Contrast with individual Board members
A standard Board member votes on regulations and policy alongside the Chair but holds no unilateral executive authority. The Chair, by contrast, can schedule emergency meetings, speak for the institution between formal votes, and exercise discretionary authority in crisis conditions where the speed of response matters — as seen during the Federal Reserve's response to the 2008 financial crisis.
Common scenarios
Rate decision cycles
At each of the FOMC's 8 scheduled annual meetings, the Chair leads deliberations that conclude in a policy vote. The Chair's post-meeting press conference — a practice formalized in 2011 and expanded to all meetings in 2019 — is the primary mechanism through which markets interpret the committee's reasoning about the dual mandate of maximum employment and price stability.
Crisis-period authority
During acute financial disruptions, the Chair coordinates emergency lending facilities under Federal Reserve Act Section 13(3), which requires approval by a supermajority of the Board. This statutory provision was used to authorize facilities during the 2008 financial crisis and again in 2020. The Chair negotiates the scope of such facilities with the Treasury Secretary, reflecting the boundary between independent central bank action and elected-government fiscal authority — a tension examined further at Federal Reserve independence from government.
Congressional oversight
The Chair testifies before both the Senate Banking Committee and the House Financial Services Committee at least twice annually. These sessions — governed by the Humphrey-Hawkins reporting requirement — are among the most scrutinized public accountability mechanisms in U.S. economic governance, covered in the context of congressional oversight of the Fed.
Decision boundaries
The Chair cannot act unilaterally on the most consequential decisions. Monetary policy votes at the FOMC require a majority of the 12 voting members; the Chair holds exactly 1 vote. Board regulations require a majority of the 7 governors. Reserve requirements and discount rate changes similarly require Board votes rather than Chair discretion alone.
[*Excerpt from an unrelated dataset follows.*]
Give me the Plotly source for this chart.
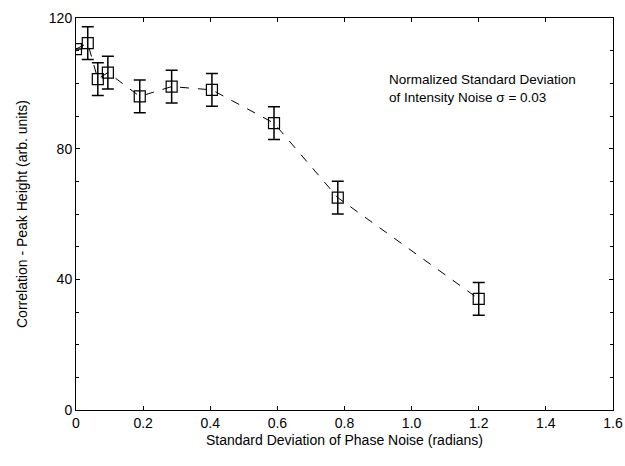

The Chair also operates within the constraint that the Federal Reserve's mandate is set by Congress, not by the Chair. The dual mandate — price stability and maximum employment — is statutory, not self-assigned. Congress retains authority to amend the Federal Reserve Act, audit certain Fed operations, and confirm or reject nominees, meaning that Chair authority is ultimately bounded by legislative architecture.
Where the Chair's influence is least constrained is in the realm of communication: framing, timing, and tone of public statements about future policy are substantially within the Chair's discretion. This makes the Chair's public language one of the most powerful instruments in the position — a dynamic central to understanding Federal Reserve transparency and communications and the mechanics of inflation targeting.